To reiterate, the biggest motivation for introducing MID-LOW and MID -level GPU API is moving some of low-level GPU operations to the Chapel-level. Consider the following GPU callback function and C function:

vc.hybrid.chpl
// lo, hi, and N are automatically computed by the GPUIterator
proc GPUCallBack(lo: int, hi: int, N: int) {
  vcCUDA(A, B, lo, hi, N);
}
vc.cu
extern "C" {
  void vcCUDA(float* A, float *B, int start, int end, int GPUN) {
    float *dA, *dB;
    cudaMalloc(&dA, sizeof(float) * GPUN);
    cudaMalloc(&dB, sizeof(float) * GPUN);
    cudaMemcpy(dB, B + start, sizeof(float) * GPUN, cudaMemcpyHostToDevice);
    vc<<<ceil(((float)GPUN)/1024), 1024>>>(dA, dB, GPUN);
    cudaDeviceSynchronize();
    cudaMemcpy(A + start, dA, sizeof(float) * GPUN, cudaMemcpyDeviceToHost);
    cudaFree(dA);
    cudaFree(dB);
  }
}

At the MID-level, most of the CUDA/HIP/OpenCL-level 1) device memory allocation, 2) device synchronization, and 3) data transfer can be written in Chapel. Also, unlike the MID-LOW level, the MID-level API is more Chapel programmer-friendly, where you can allocate GPU memory using the new keyword and no longer need to directly manipulate C types.

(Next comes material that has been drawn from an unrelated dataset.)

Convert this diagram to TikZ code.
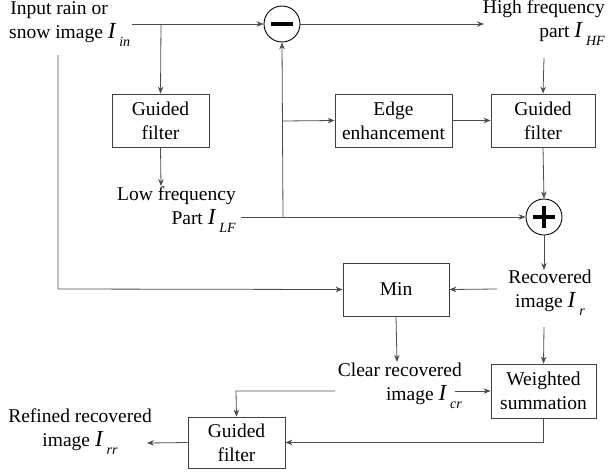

Here is an example program written with the MID-level API:

vc.hybrid.chpl
proc GPUCallBack(lo: int, hi: int, N: int) {
  // n * sizeof(int) will be automatically allocated onto the device
  var dA = new GPUArray(A);
  var dB = new GPUArray(B);
  dB.toDevice();
  LaunchVC(dA.dPtr(), dB.dPtr(), N: c_size_t);
  dA.fromDevice();
  free(dA, dB);
}

Tip

The MID-level API can interoperate with the MID-LOW-level API.